It’s not a lock, but the Edmonton Oilers making the 2017 NHL Playoffs seems all but assured. Questions are beginning to surround the placement of teams in the Western Conference while scenarios begin to shape themselves out as postseason-bound teams solidify their spots. Where will the Oilers land? Who will they be facing in the first round? Is the matchup that awaits them one that benefits them or hurts their potential to advance?
Over the next week, I’ll examine each potential first-round matchup. The first of the series takes a look at the mighty Chicago Blackhawks.
The Odds: Not Likely to Play Each Other
Of all the potential matchup possibilities in the first round, this one seems the least likely. Chicago is first in the Western Conference and one of only two western teams to have already clinched a spot in the postseason. With 102 points and a nine-point cushion on the next closest team, it doesn’t look like anyone will catch Chicago and they’ll be facing the eighth-seeded team.
The Oilers currently sit fifth in the conference. They are one win away from moving up to second and the Oilers would have to struggle the rest of the way to end up in the eight-hole. Still, it’s all mathematically possible and as such, worth taking a closer look at.
The Chicago Blackhawks have to be viewed as the most prolific team in the Western Conference. It’s been that way for years. Winners of three Stanley Cups in the previous five seasons, once again they sit atop the conference standings in 2017 — the only team in the west to have 100-plus points in the regular season.
Ironically, they were, in a variety of ways, similar to the Oilers. A team who struggled for many seasons, Chicago didn’t make the playoffs between the years 2002 and 2008. In some of those campaigns, the Blackhawks were amongst the worst teams in the NHL. It wasn’t until a victory by the Oilers over the Calgary Flames in the final game of the 2006-07 season — resulting in Edmonton overtaking Chicago in the regular season standings — that the newly 26th-place Blackhawks were the recipients of a lucky lottery win, moving up to draft first overall and earning the right to pick dynamic superstar Patrick Kane in the 2007 NHL Entry Draft.
Chicago missed the playoffs one more time after that 2007 draft, but starting with the 2008-09 season and for each season afterward, the Blackhawks began to dominate and never looked back. That first playoff-bound season Chicago moved up 14 spots in the regular season standings, had a handful of young and talented draft picks playing feature roles and free agents began to look at their club as a destination of preference.

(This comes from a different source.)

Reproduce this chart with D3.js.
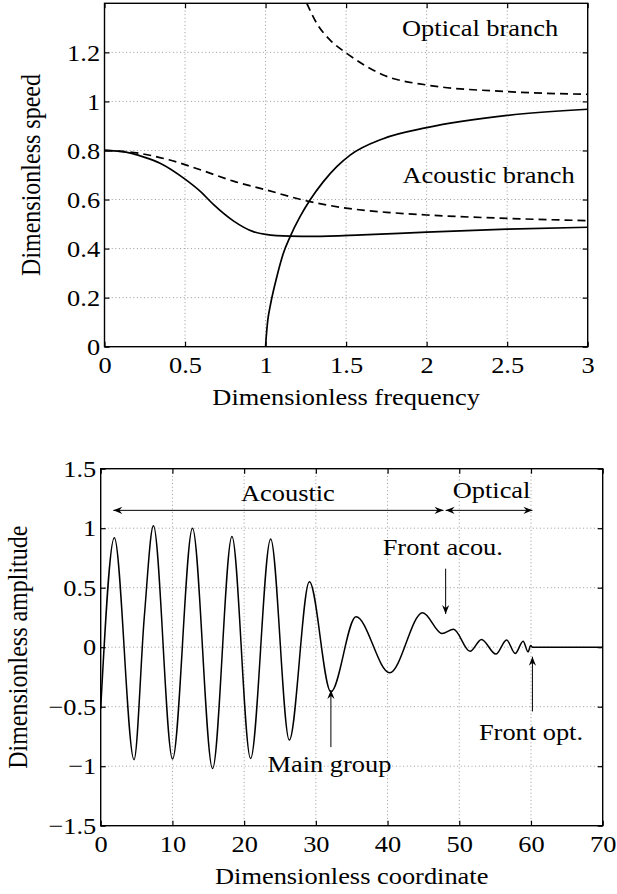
<!DOCTYPE html>
<html>
<head>
<meta charset="utf-8">
<script src="https://cdn.jsdelivr.net/npm/d3@7"></script>
<style>
body { margin: 0; background: #fff; }
svg { display: block; font-family: "Liberation Serif", "Times New Roman", serif; }
</style>
</head>
<body>
<svg id="chart" width="617" height="894"></svg>
<script>
// ---- upper panel: speed vs frequency ----
var acGroupFreq  = [0, 0.1, 0.25, 0.345, 0.5, 0.6, 0.676, 0.8, 0.924, 1.0, 1.15, 1.3, 1.6, 2.0, 2.5, 3.0];
var acGroupSpeed = [0.8, 0.796, 0.772, 0.748, 0.683, 0.63, 0.58, 0.513, 0.469, 0.458, 0.451, 0.450, 0.456, 0.467, 0.479, 0.487];

var acPhaseFreq  = [0, 0.2, 0.4, 0.6, 0.8, 1.0, 1.25, 1.5, 1.75, 2.0, 2.5, 3.0];
var acPhaseSpeed = [0.8, 0.79, 0.762, 0.72, 0.675, 0.64, 0.595, 0.565, 0.548, 0.537, 0.523, 0.514];

var opGroupFreq  = [1.0, 1.003, 1.006, 1.014, 1.028, 1.07, 1.11, 1.152, 1.214, 1.276, 1.359, 1.442, 1.525, 1.73, 2.0, 2.5, 3.0];
var opGroupSpeed = [0, 0.03, 0.054, 0.109, 0.163, 0.285, 0.38, 0.448, 0.53, 0.598, 0.673, 0.734, 0.781, 0.848, 0.893, 0.943, 0.968];

var opPhaseFreq  = [1.256, 1.318, 1.401, 1.504, 1.73, 2.0, 2.5, 3.0];
var opPhaseSpeed = [1.40, 1.318, 1.25, 1.196, 1.108, 1.067, 1.04, 1.029];

var freqTicks  = [0, 0.5, 1, 1.5, 2, 2.5, 3];
var speedTicks = [0, 0.2, 0.4, 0.6, 0.8, 1, 1.2];

// ---- lower panel: amplitude vs coordinate ----
var waveX = [0, 1.9, 4.65, 6.08, 7.35, 10.02, 12.8, 15.6, 18.3, 20.9, 23.7, 26.3, 29.1, 32.1, 35.6, 40.3, 44.9,
             47.6, 49.2, 51.5, 53.1, 55.1, 56.6, 57.8, 58.9, 59.6, 59.95, 60.2, 70];
var waveY = [-0.52, 0.92, -0.945, 0.255, 1.02, -0.94, 1.0, -1.02, 0.93, -0.935, 0.91, -0.78, 0.55, -0.375, 0.255, -0.215, 0.29,
             0.115, 0.15, -0.035, 0.065, -0.058, 0.06, -0.053, 0.05, -0.04, 0.015, 0, 0];

var coordTicks = [0, 10, 20, 30, 40, 50, 60, 70];
var ampTicks   = [-1.5, -1, -0.5, 0, 0.5, 1, 1.5];

var svg = d3.select('#chart');
var sx = 1.1;   // type in the picture is a little wide
var fmt = d3.format('');

function label(g, x, y, s, anchor, rot) {
  return g.append('text')
    .attr('transform', 'translate(' + x + ',' + y + ')' + (rot ? ' rotate(-90) scale(1,' + sx + ')' : ' scale(' + sx + ',1)'))
    .attr('text-anchor', anchor || 'middle')
    .attr('font-size', 24)
    .attr('fill', '#000')
    .text(s);
}

function panel(o) {
  var x = d3.scaleLinear().domain(o.xDomain).range([o.left, o.right]);
  var y = d3.scaleLinear().domain(o.yDomain).range([o.bottom, o.top]);
  var g = svg.append('g');

  var grid = g.append('g').attr('stroke', '#999').attr('stroke-width', 1).attr('stroke-dasharray', '1,2.6');
  grid.selectAll('.gx').data(o.xTicks.slice(1, -1)).enter().append('line')
      .attr('x1', d => x(d)).attr('x2', d => x(d)).attr('y1', o.top).attr('y2', o.bottom);
  grid.selectAll('.gy').data(o.yTicks.filter(d => d > o.yDomain[0] && d < o.yDomain[1])).enter().append('line')
      .attr('y1', d => y(d)).attr('y2', d => y(d)).attr('x1', o.left).attr('x2', o.right);

  var axes = [
    [d3.axisBottom(x).tickValues(o.xTicks).tickFormat(fmt), 'translate(0,' + o.bottom + ')'],
    [d3.axisTop(x).tickValues(o.xTicks).tickFormat(''), 'translate(0,' + o.top + ')'],
    [d3.axisLeft(y).tickValues(o.yTicks).tickFormat(fmt), 'translate(' + o.left + ',0)'],
    [d3.axisRight(y).tickValues(o.yTicks).tickFormat(''), 'translate(' + o.right + ',0)']
  ];
  axes.forEach(function(a) {
    var ax = g.append('g').attr('transform', a[1])
      .call(a[0].tickSizeInner(-5).tickSizeOuter(0).tickPadding(a === axes[2] ? 4 : 9));
    ax.select('.domain').remove();
    ax.attr('font-family', null).attr('font-size', 24);
    ax.selectAll('line').attr('stroke', '#000').attr('stroke-width', 1.2);
    ax.selectAll('text').attr('fill', '#000').attr('transform', 'scale(' + sx + ',1)');
  });

  g.append('rect').attr('x', o.left).attr('y', o.top)
    .attr('width', o.right - o.left).attr('height', o.bottom - o.top)
    .attr('fill', 'none').attr('stroke', '#000').attr('stroke-width', 1.4);

  label(g, (o.left + o.right) / 2, o.xLabelY, o.xLabel);
  label(g, o.yLabelX, (o.top + o.bottom) / 2, o.yLabel, 'middle', true);

  var clipId = 'clip' + o.id;
  svg.append('clipPath').attr('id', clipId).append('rect')
    .attr('x', o.left).attr('y', o.top).attr('width', o.right - o.left).attr('height', o.bottom - o.top);
  var plot = g.append('g').attr('clip-path', 'url(#' + clipId + ')');

  return { x: x, y: y, g: g, plot: plot };
}

// ---- upper panel ----
var p1 = panel({
  id: 1, left: 104.5, right: 587.7, top: 3.3, bottom: 346.7,
  xDomain: [0, 3], yDomain: [0, 1.4], xTicks: freqTicks, yTicks: speedTicks,
  xLabel: 'Dimensionless frequency', xLabelY: 405,
  yLabel: 'Dimensionless speed', yLabelX: 39.5
});

var line1 = d3.line().x(d => p1.x(d[0])).y(d => p1.y(d[1])).curve(d3.curveMonotoneX);
[
  [acGroupFreq, acGroupSpeed, null],
  [acPhaseFreq, acPhaseSpeed, '8,5'],
  [opGroupFreq, opGroupSpeed, null],
  [opPhaseFreq, opPhaseSpeed, '8,5']
].forEach(function(s) {
  p1.plot.append('path')
    .datum(d3.zip(s[0], s[1]))
    .attr('d', line1)
    .attr('fill', 'none')
    .attr('stroke', '#000')
    .attr('stroke-width', 1.7)
    .attr('stroke-dasharray', s[2]);
});

label(p1.g, p1.x(2.332), p1.y(1.266), 'Optical branch');
label(p1.g, p1.x(2.384), p1.y(0.669), 'Acoustic branch');

// ---- lower panel ----
var p2 = panel({
  id: 2, left: 100.7, right: 602.7, top: 468.7, bottom: 825.7,
  xDomain: [0, 70], yDomain: [-1.5, 1.5], xTicks: coordTicks, yTicks: ampTicks,
  xLabel: 'Dimensionless coordinate', xLabelY: 884,
  yLabel: 'Dimensionless amplitude', yLabelX: 26.5
});

var line2 = d3.line().x(d => p2.x(d[0])).y(d => p2.y(d[1])).curve(d3.curveMonotoneX);
p2.plot.append('path')
  .datum(d3.zip(waveX, waveY))
  .attr('d', line2)
  .attr('fill', 'none')
  .attr('stroke', '#000')
  .attr('stroke-width', 1.5);

// arrowheads
var defs = svg.append('defs');
defs.append('marker').attr('id', 'head')
  .attr('viewBox', '-10 -5 11 10').attr('refX', 0).attr('refY', 0)
  .attr('markerWidth', 11).attr('markerHeight', 10)
  .attr('markerUnits', 'userSpaceOnUse').attr('orient', 'auto-start-reverse')
  .append('path').attr('d', 'M0,0 L-9,-3.6 L-6,0 L-9,3.6 Z').attr('fill', '#000');

function arrow(x1, y1, x2, y2, both) {
  var l = p2.g.append('line')
    .attr('x1', p2.x(x1)).attr('y1', p2.y(y1)).attr('x2', p2.x(x2)).attr('y2', p2.y(y2))
    .attr('stroke', '#000').attr('stroke-width', 1)
    .attr('marker-end', 'url(#head)');
  if (both) l.attr('marker-start', 'url(#head)');
}

arrow(1.76, 1.15, 47.8, 1.15, true);
arrow(48.1, 1.15, 60.2, 1.15, true);
arrow(48.1, 0.66, 48.1, 0.28);
arrow(32.1, -0.84, 32.1, -0.36);
arrow(60.2, -0.54, 60.2, -0.08);

label(p2.g, p2.x(26.1), p2.y(1.23), 'Acoustic');
label(p2.g, p2.x(54.5), p2.y(1.25), 'Optical');
label(p2.g, p2.x(47.7), p2.y(0.773), 'Front acou.');
label(p2.g, p2.x(31.9), p2.y(-1.05), 'Main group');
label(p2.g, p2.x(60.0), p2.y(-0.776), 'Front opt.');
</script>
</body>
</html>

It’s almost eerie how the similarities between these two teams can be drawn. Chicago spent a lot of time out of the playoff picture. So did the Oilers. Chicago got a lucky draft lottery break and moved up to draft an offensive weapon in Kane. Edmonton won the lottery and earned the right to draft, what could be, the NHL’s next megastar in Connor McDavid. The Blackhawks hurdled their way up the standings in one season after missing the playoffs with their new star the year before. The Oilers are doing the same this year after missing in McDavid’s rookie-campaign.

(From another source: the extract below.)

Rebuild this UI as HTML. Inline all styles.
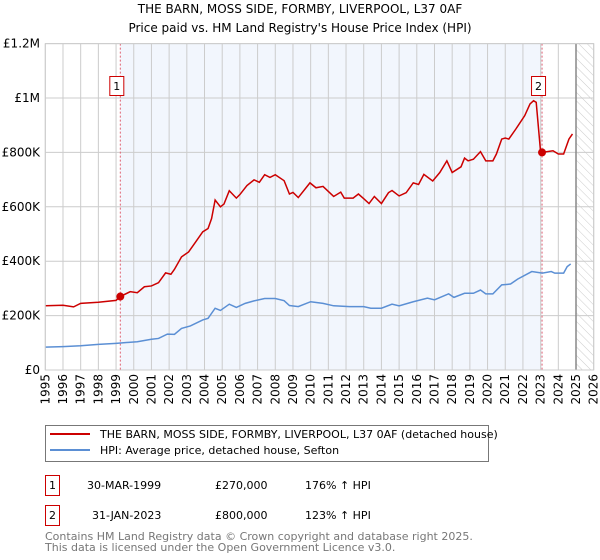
<!DOCTYPE html>
<html><head><meta charset="utf-8"><style>
body{margin:0;background:#fff;}
svg{display:block;font-family:"DejaVu Sans","Liberation Sans",sans-serif;}
</style></head><body>
<svg id="chart" width="600" height="560" viewBox="0 0 600 560" xmlns="http://www.w3.org/2000/svg">
<defs>
<pattern id="hatch" patternUnits="userSpaceOnUse" width="6" height="6" patternTransform="rotate(-45)">
<line x1="0" y1="0" x2="0" y2="6" stroke="#ccc" stroke-width="1"/>
</pattern>
</defs>
<text x="300" y="13" text-anchor="middle" font-size="12">THE BARN, MOSS SIDE, FORMBY, LIVERPOOL, L37 0AF</text>
<text x="300" y="32" text-anchor="middle" font-size="12">Price paid vs. HM Land Registry's House Price Index (HPI)</text>
<g id="plot"></g>
<g>
<rect x="45.5" y="425.5" width="443" height="36" fill="#fff" stroke="#777"/>
<line x1="50" y1="434" x2="90" y2="434" stroke="#cc0000" stroke-width="2"/>
<text x="100" y="438" font-size="11">THE BARN, MOSS SIDE, FORMBY, LIVERPOOL, L37 0AF (detached house)</text>
<line x1="50" y1="450" x2="90" y2="450" stroke="#5b8fd4" stroke-width="2"/>
<text x="100" y="454" font-size="11">HPI: Average price, detached house, Sefton</text>
</g>
<g font-size="11">
<rect x="45.5" y="475.5" width="14" height="20" fill="#fff" stroke="#cc0000"/>
<text x="52.5" y="489" text-anchor="middle">1</text>
<text x="87" y="489">30-MAR-1999</text>
<text x="215" y="489">£270,000</text>
<text x="305" y="489">176% ↑ HPI</text>
</g>
<g font-size="11">
<rect x="45.5" y="505.5" width="14" height="20" fill="#fff" stroke="#cc0000"/>
<text x="52.5" y="519" text-anchor="middle">2</text>
<text x="92" y="519">31-JAN-2023</text>
<text x="215" y="519">£800,000</text>
<text x="305" y="519">123% ↑ HPI</text>
</g>
<text x="45" y="540" font-size="11" fill="#777">Contains HM Land Registry data © Crown copyright and database right 2025.</text>
<text x="45" y="551" font-size="11" fill="#777">This data is licensed under the Open Government Licence v3.0.</text>
</svg>
<script>
const yTicks=[0,200000,400000,600000,800000,1000000,1200000];
const yTickLabels=["£0","£200K","£400K","£600K","£800K","£1M","£1.2M"];
const xYears=[1995,1996,1997,1998,1999,2000,2001,2002,2003,2004,2005,2006,2007,2008,2009,2010,2011,2012,2013,2014,2015,2016,2017,2018,2019,2020,2021,2022,2023,2024,2025,2026];
const priceYears=[1995,1996,1996.6,1997,1998,1999,1999.24,1999.8,2000.2,2000.6,2001,2001.4,2001.8,2002.1,2002.3,2002.7,2003.1,2003.5,2003.9,2004.2,2004.4,2004.6,2004.9,2005.1,2005.4,2005.8,2006,2006.4,2006.8,2007.1,2007.4,2007.7,2008,2008.5,2008.8,2009,2009.3,2009.96,2010.3,2010.7,2011.3,2011.7,2011.9,2012.4,2012.7,2013,2013.3,2013.6,2014,2014.4,2014.6,2015,2015.4,2015.8,2016.1,2016.4,2016.9,2017.3,2017.7,2018,2018.5,2018.7,2018.9,2019.2,2019.6,2019.9,2020.3,2020.5,2020.8,2021,2021.2,2021.6,2022.1,2022.4,2022.6,2022.75,2023.0,2023.08,2023.7,2024,2024.3,2024.6,2024.8];
const priceValues=[236000,238000,232000,245000,249000,256000,270000,288000,284000,306000,309000,321000,357000,352000,370000,416000,434000,471000,508000,520000,557000,625000,600000,610000,659000,632000,645000,678000,699000,690000,718000,708000,718000,696000,647000,653000,634000,688000,670000,675000,638000,654000,632000,632000,647000,630000,612000,638000,612000,652000,660000,640000,652000,688000,682000,719000,695000,726000,769000,726000,747000,779000,769000,775000,803000,769000,769000,794000,849000,853000,849000,886000,935000,978000,990000,984000,800000,800000,806000,794000,794000,849000,868000];
const hpiYears=[1995,1996,1997,1998,1999,2000.2,2001,2001.4,2001.9,2002.3,2002.7,2003.2,2003.9,2004.2,2004.6,2004.9,2005.4,2005.8,2006.3,2006.8,2007.4,2008,2008.5,2008.8,2009.3,2010,2010.7,2011.3,2012.2,2013,2013.4,2014,2014.6,2015,2015.8,2016.6,2017,2017.8,2018.1,2018.7,2019.2,2019.6,2019.9,2020.3,2020.8,2021.3,2021.7,2022.5,2023.1,2023.6,2023.8,2024.3,2024.5,2024.7];
const hpiValues=[84000,86000,89000,94000,98000,104000,113000,116000,132000,131000,153000,162000,184000,190000,227000,219000,242000,230000,245000,254000,263000,263000,255000,237000,233000,251000,245000,236000,233000,233000,227000,227000,242000,236000,251000,264000,258000,280000,267000,282000,282000,294000,280000,280000,313000,316000,334000,362000,356000,362000,356000,356000,380000,390000];
const saleYears=[1999.24,2023.08];
const salePrices=[270000,800000];
const saleLabels=["1","2"];

const NS="http://www.w3.org/2000/svg";
const L=45.3,R=593.7,T=43.6,B=370,Y0=1995,Y1=2026,VMAX=1200000;
const xs=y=>L+(y-Y0)/(Y1-Y0)*(R-L);
const ys=v=>B-v/VMAX*(B-T);
const g=document.getElementById('plot');
function mk(tag,attrs,parent){const e=document.createElementNS(NS,tag);for(const k in attrs)e.setAttribute(k,attrs[k]);(parent||g).appendChild(e);return e;}

const shade=mk('rect',{x:xs(saleYears[0]),y:T,width:xs(saleYears[1])-xs(saleYears[0]),height:B-T,fill:'#f2f6fd'});


const hatch=mk('rect',{x:xs(2025),y:T,width:R-xs(2025),height:B-T,fill:'url(#hatch)'});



xYears.forEach(yr=>{
  const ln=mk('line',{x1:xs(yr),x2:xs(yr),y1:T,y2:B,stroke:'#ccc','stroke-width':1});
  
  
  const t=mk('text',{transform:'translate('+(xs(yr)+4)+',374) rotate(-90)','text-anchor':'end','font-size':12});
  
  
  t.textContent=yr;
});
yTicks.forEach((v,i)=>{
  const ln=mk('line',{x1:L,x2:R,y1:ys(v),y2:ys(v),stroke:'#ccc','stroke-width':1});
  
  
  const t=mk('text',{x:40,y:ys(v)+4,'text-anchor':'end','font-size':12});
  
  
  t.textContent=yTickLabels[i];
});
const nowLine=mk('line',{x1:xs(2025),x2:xs(2025),y1:T,y2:B,stroke:'#888','stroke-width':1.5});



saleYears.forEach((yr,i)=>{
  const ln=mk('line',{x1:xs(yr),x2:xs(yr),y1:T,y2:B,stroke:'#e06070','stroke-width':1,'stroke-dasharray':'2,2'});
  
  
});

const hp=mk('polyline',{points:hpiYears.map((y,i)=>xs(y)+','+ys(hpiValues[i])).join(' '),fill:'none',stroke:'#5b8fd4','stroke-width':1.5});


const pp=mk('polyline',{points:priceYears.map((y,i)=>xs(y)+','+ys(priceValues[i])).join(' '),fill:'none',stroke:'#cc0000','stroke-width':1.5});



saleYears.forEach((yr,i)=>{
  const c=mk('circle',{cx:xs(yr),cy:ys(salePrices[i]),r:4,fill:'#cc0000'});
  
  
  const bx=mk('rect',{x:xs(yr)-10.5,y:76.5,width:14,height:19,fill:'#fff',stroke:'#cc0000'});
  
  
  const t=mk('text',{x:xs(yr)-3.5,y:90,'text-anchor':'middle','font-size':11});
  
  
  t.textContent=saleLabels[i];
});
const frame=mk('rect',{x:L,y:T,width:R-L,height:B-T,fill:'none',stroke:'#ccc'});


</script>
</body></html>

For the sake of the Oilers, they can only hope to see similar success as they continue on their journey as a playoff contender.

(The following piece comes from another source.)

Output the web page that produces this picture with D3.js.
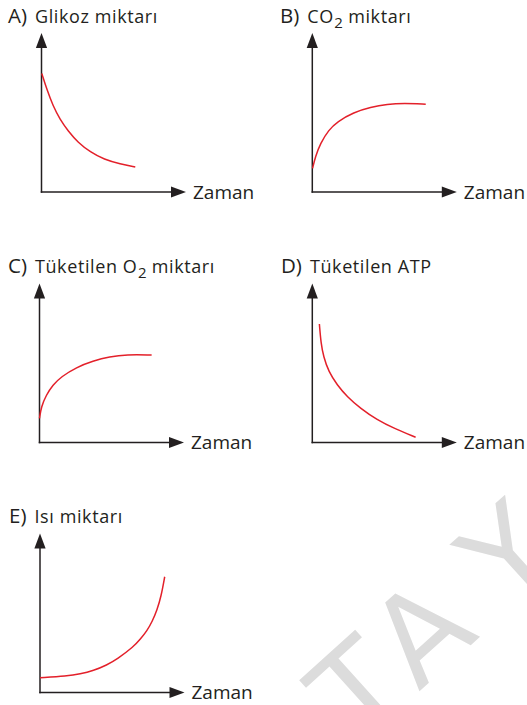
<!DOCTYPE html>
<html>
<head>
<meta charset="utf-8">
<script src="https://cdn.jsdelivr.net/npm/d3@7"></script>
<style>
  html, body { margin: 0; padding: 0; background: #fff; }
  svg { display: block; font-family: "Open Sans", "Noto Sans", sans-serif; }
</style>
</head>
<body>
<svg id="chart" width="527" height="705"></svg>
<script>
// Panel labels and titles (odd-indexed title parts are subscripts)
const panelLetters = ["A)", "B)", "C)", "D)", "E)"];
const panelTitles = [
  ["Glikoz miktarı"],
  ["CO", "2", " miktarı"],
  ["Tüketilen O", "2", " miktarı"],
  ["Tüketilen ATP"],
  ["Isı miktarı"]
];
const xAxisLabel = "Zaman";
const watermarkLetters = ["T", "A", "Y"];

// Curves: time and amount for each panel (arbitrary units, 0–10)
const glikozTime  = [0.02, 0.38, 0.8, 1.28, 1.84, 2.53, 3.37, 4.34, 5.45, 6.49];
const glikozValue = [7.45, 6.42, 5.41, 4.56, 3.84, 3.11, 2.52, 2.04, 1.76, 1.57];

const co2Time  = [0.02, 0.21, 0.56, 1.13, 1.72, 2.87, 4.03, 5.19, 6.34, 7.85];
const co2Value = [1.49, 2.22, 3.06, 3.90, 4.42, 5.01, 5.33, 5.52, 5.58, 5.52];

const o2Time  = [0, 0.12, 0.47, 0.92, 1.51, 2.55, 3.7, 4.86, 6.02, 7.76];
const o2Value = [1.52, 2.25, 2.99, 3.62, 4.14, 4.73, 5.13, 5.4, 5.53, 5.5];

const atpTime  = [0.49, 0.6, 0.78, 1.13, 1.72, 2.41, 3.33, 4.49, 5.65, 7.15];
const atpValue = [7.45, 6.24, 5.4, 4.45, 3.62, 2.88, 2.15, 1.42, 0.89, 0.33];

const isiTime  = [0, 1.85, 2.78, 3.7, 4.63, 5.33, 6.48, 6.94, 7.41, 7.76, 8.1, 8.38, 8.63];
const isiValue = [0.93, 1.04, 1.16, 1.37, 1.73, 2.09, 2.88, 3.35, 3.89, 4.45, 5.19, 6.03, 7.28];

const series = [
  [glikozTime, glikozValue],
  [co2Time, co2Value],
  [o2Time, o2Value],
  [atpTime, atpValue],
  [isiTime, isiValue]
];

// Layout
const origins = [[41.5, 192], [312.3, 192], [39.5, 442.5], [312.3, 442.5], [40, 692.5]];
const labelX = [8, 280, 8, 281, 9];
const axisW = 144.5, axisH = 159;
const ink = "#231f20", curveColor = "#e3202a";

const svg = d3.select("#chart");

// Background watermark letters
const wm = svg.append("text")
  .attr("transform", "translate(359,746) rotate(-42)")
  .attr("font-family", "DejaVu Sans, sans-serif")
  .attr("font-size", 122)
  .attr("fill", "#dcdcdc")
  .style("font-kerning", "none");
const wmGaps = [0, 6, 38];
watermarkLetters.forEach((ch, k) => wm.append("tspan").attr("dx", wmGaps[k]).text(ch));

const arrowLen = 15, arrowHalf = 5.6;

series.forEach(([tArr, vArr], i) => {
  const [ox, oy] = origins[i];
  const x = d3.scaleLinear().domain([0, 10]).range([ox, ox + axisW]);
  const y = d3.scaleLinear().domain([0, 10]).range([oy, oy - axisH]);
  const g = svg.append("g");

  // Axes (no ticks) with arrowheads
  const xAxis = g.append("g").attr("transform", `translate(0,${oy})`)
    .call(d3.axisBottom(x).tickValues([]).tickSizeOuter(0));
  const yAxis = g.append("g").attr("transform", `translate(${ox},0)`)
    .call(d3.axisLeft(y).tickValues([]).tickSizeOuter(0));
  xAxis.select(".domain").attr("stroke", ink).attr("stroke-width", 1.5)
    .attr("d", `M${x(0) - 0.75},0H${x(10) - arrowLen + 2}`);
  yAxis.select(".domain").attr("stroke", ink).attr("stroke-width", 1.5)
    .attr("d", `M0,${y(0) + 0.75}V${y(10) + arrowLen - 2}`);

  g.append("path")
    .attr("d", `M${x(10)},${oy}L${x(10) - arrowLen},${oy - arrowHalf}L${x(10) - arrowLen},${oy + arrowHalf}Z`)
    .attr("fill", ink);
  g.append("path")
    .attr("d", `M${ox},${y(10)}L${ox - arrowHalf},${y(10) + arrowLen}L${ox + arrowHalf},${y(10) + arrowLen}Z`)
    .attr("fill", ink);

  // X axis label
  g.append("text")
    .attr("x", x(10) + 7).attr("y", oy + 6.5)
    .attr("font-size", 19).attr("fill", ink)
    .text(xAxisLabel);

  // Panel title
  const t = g.append("text")
    .attr("x", labelX[i]).attr("y", oy - 169.5)
    .attr("fill", ink);
  t.append("tspan").attr("font-size", 20.5).text(panelLetters[i]);
  panelTitles[i].forEach((part, k) => {
    if (k % 2 === 1) {
      t.append("tspan").attr("font-size", 15).attr("dy", 5).attr("dx", 0.5).text(part);
    } else {
      const s = t.append("tspan").attr("font-size", 18).attr("letter-spacing", 0.6).text(part);
      if (k === 0) s.attr("dx", 8);
      else s.attr("dy", -5);
    }
  });

  // Curve
  const pts = tArr.map((tv, k) => [tv, vArr[k]]);
  g.append("path")
    .datum(pts)
    .attr("fill", "none")
    .attr("stroke", curveColor)
    .attr("stroke-width", 1.5)
    .attr("d", d3.line().x(d => x(d[0])).y(d => y(d[1])).curve(d3.curveBasis));
});
</script>
</body>
</html>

The Oilers meeting the Blackhawks in the first round would be a showcase of incredible skill. Two of the most dynamic offensive performers in the NHL — McDavid and Kane — would battle it out over what could be a lengthy series. To say the least, it would be a fun and exciting series and one that would catch the attention of a wide audience.
Both clubs are ranked in the top-five of the Western Conference in scoring and only two goals currently separate their total goals for. Oddly enough, only one goal separates these two franchises in goals against.
Their head-to-head matchups over the regular season this year have gone the way of the Oilers. In three contests, the Oilers hold two victories over Chicago and Edmonton has taken home-ice advantage from the Blackhawks by going fifty percent at Rogers Place and by winning the one and only game in Chicago.
Edmonton’s power play is currently clicking at a much better rate by almost four percent and the Oilers have the penalty-kill advantage by almost three percent. Where it looks really positive for the Oilers is in respect to their success with the starting goaltenders in net. In two contests against Corey Crawford, the Oilers have seven goals. Conversely, Chicago has scored only five goals on Talbot in three games.
Chicago has a more balanced offense with more production coming from the blue line, but both teams are deep and have some secondary scoring they can call upon.
Despite having success against the Chicago Blackhawks this season, this is not a matchup the Oilers probably want in the first round. Where Chicago really out-classes the Oilers is in playoff experience. Edmonton matches up well but Chicago clearly knows how to get the wins when it counts the most. So far, the Oilers don’t have the track record to say the same — at least not yet.
I think it would be a fun series, but based on playoff experience and how evenly matched the two teams are, I have to give the edge to Chicago. Edmonton would put up a massive fight, perhaps taking the wind out of Chicago’s sails, but the Blackhawks would squeak out the victory and move on to the second round.